Pillar Mountain looked as smooth as a meadow, but the climber soon found himself knee deep in ferns, grasses, and a score of flowering plants, and now and then pushing through a patch of alders as high as his head, wrote John Burroughs on the 1899 Harriman Expedition. I think of this as I swim through brush on the trail up Barometer. I remember covertly crying the first and only time I ever hiked this mountain, two decades ago, swearing I would never do it again, cursing one false summit after another. But here I am, climbing Barometer because our son, about to start 7th grade, is attempting to hike seven mountains in seven days for the local challenge that’s been wildly popular in Kodiak this summer. His little brother is climbing today too, although he’s afraid of heights. A rational fear, I think, since he only panics when it’s so steep that he determines he might die from a fall. Today he called it quits about two-thirds of the way up, and I wasn’t that sad to settle down with him and look for cranberries while the rest of the group hiked on. This morning’s orange sunrise was the ghost of forests burning on the mainland. The burning in my legs reminding me why I rarely climb mountains—because it’s hard. And why I should—because it fills you with gratitude. I signed on for today’s climb mainly because the whole endeavor is such a cool start to middle school. I get choked up when I pick four boys up for a hike and they’re waiting in a tree like a Kodiak version of Sandlot. Probably it’s my own nostalgia making it meaningful.
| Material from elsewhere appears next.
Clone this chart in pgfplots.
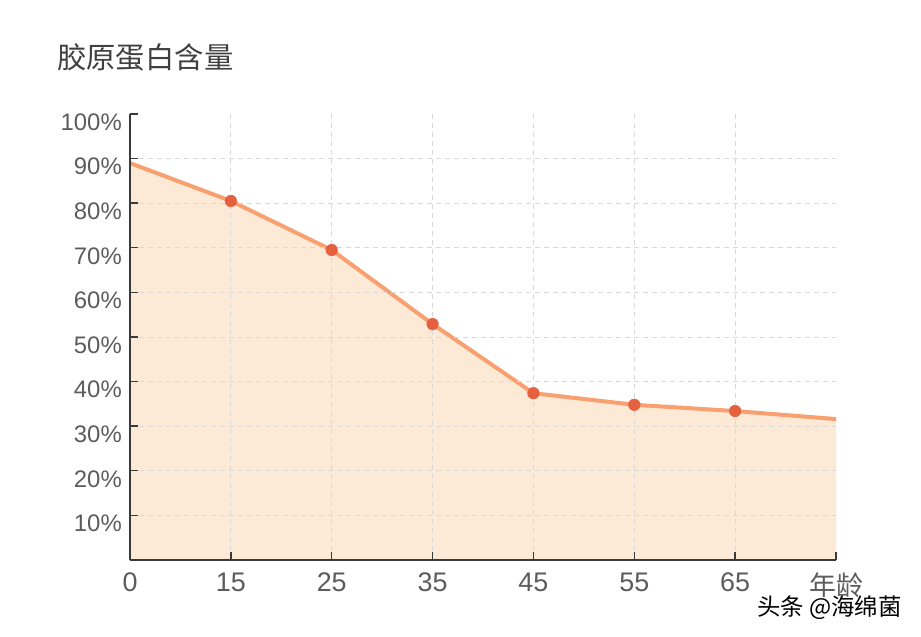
\documentclass[border=0pt]{standalone}
\usepackage{pgfplots}
\pgfplotsset{compat=1.18}
\usepackage{fontspec}
\setmainfont{Noto Sans CJK SC}
\newfontfamily\numfont{Liberation Sans}
\newfontfamily\cjk{Noto Sans CJK SC}

\definecolor{areafill}{HTML}{FDEAD6}
\definecolor{lineor}{HTML}{F8A070}
\definecolor{dotred}{HTML}{E4603F}
\definecolor{gridgray}{HTML}{D9D9D9}
\definecolor{axisdark}{HTML}{3A3A3A}
\definecolor{labgray}{HTML}{5C5C5C}

\begin{document}
\begin{tikzpicture}
\useasboundingbox (-130bp,-77bp) rectangle (791bp,560bp);

\begin{axis}[
    at={(0,0)}, anchor=origin,
    scale only axis,
    width=706bp, height=446bp,
    xmin=0, xmax=7, ymin=0, ymax=100,
    axis lines*=left,
    axis on top,
    axis line style={axisdark, line width=1.4bp},
    tick align=inside,
    major tick length=8bp,
    tick style={axisdark, line width=1.4bp},
    xtick={0,...,6},
    xticklabels={0,15,25,35,45,55,65},
    extra x ticks={7},
    extra x tick labels={{\cjk\fontsize{27}{27}\selectfont 年龄}},
    extra x tick style={grid=none},
    ytick={10,20,...,90},
    yticklabels={10\%,20\%,30\%,40\%,50\%,60\%,70\%,80\%,90\%},
    extra y ticks={100},
    extra y tick labels={100\%},
    extra y tick style={grid=none},
    grid=major,
    major grid style={gridgray, line width=0.9bp, dash pattern=on 5bp off 4bp},
    ticklabel style={text=labgray},
    yticklabel style={font=\numfont\fontsize{24}{24}\selectfont,
        anchor=east, inner sep=0pt, xshift=-8bp, yshift=-8bp},
    xticklabel style={font=\numfont\fontsize{27}{27}\selectfont,
        anchor=north, inner sep=0pt, yshift=-13bp},
    /pgf/number format/assume math mode=true,
    clip=false,
]

\addplot[fill=areafill, draw=none] coordinates {
    (0, 89.0) (1, 80.5) (2, 69.5) (3, 52.9)
    (4, 37.4) (5, 34.8) (6, 33.4) (7, 31.6)
} \closedcycle;

\addplot[lineor, line width=4bp, line join=round,
    mark=*, mark indices={2,...,7}, mark size=5.8bp,
    mark options={solid, draw=dotred, fill=dotred, line width=0.5bp}] coordinates {
    (0, 89.0) (1, 80.5) (2, 69.5) (3, 52.9)
    (4, 37.4) (5, 34.8) (6, 33.4) (7, 31.6)
};

\end{axis}

\node[anchor=west, inner sep=0pt, text=black!75, font=\fontsize{29.5}{30}\selectfont]
    at (-73bp, 503bp) {胶原蛋白含量};
\node[anchor=west, inner sep=0pt, text=black, font=\fontsize{23.5}{24}\selectfont]
    at (627bp, -48bp) {头条 @海绵菌};
\end{tikzpicture}
\end{document}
But later, on the trail, there’s the secret pleasure of eavesdropping on your teenager’s conversations.

I wish this was Star Trek and I could just beam myself down.

My brother shouted I hate peanut butter and he threw it at the TV and the hole is still there.

Wouldn’t that be cool if it was half caterpillar and half butterfly? They’ve found a chrysalis on the trail, solid as a brown cigar, and debate opening it versus leaving it be.

Here’s a sharp object.

I’m throwing this sharp object.

No! It’s our only sharp object and we can use it to dissect it.

We’re definitely going to dissect it.

Over and over this summer, the kids hiked the ridge above our cabin and slid down the landslide, thundering dust. I grew up climbing the mountain behind Old Harbor and remember leaning backwards during a fall storm into gusts of wind strong enough to hold us, feeling we were part of the mountain and it was a part of us. We descended in almost intoxicated recklessness. We slid down on the seat of our pants choosing portions of the mountain where our braking powers were only just enough to keep from catapulting straight into the moonstreaked bay, Carolyn Erskine wrote of a childhood trip up Pillar in the early 1900s, a memory she carried all her life. Which is to say, if you can give your kids a mountain, one that fills them with pride in the rising and joy in rushing down again, well, that is something.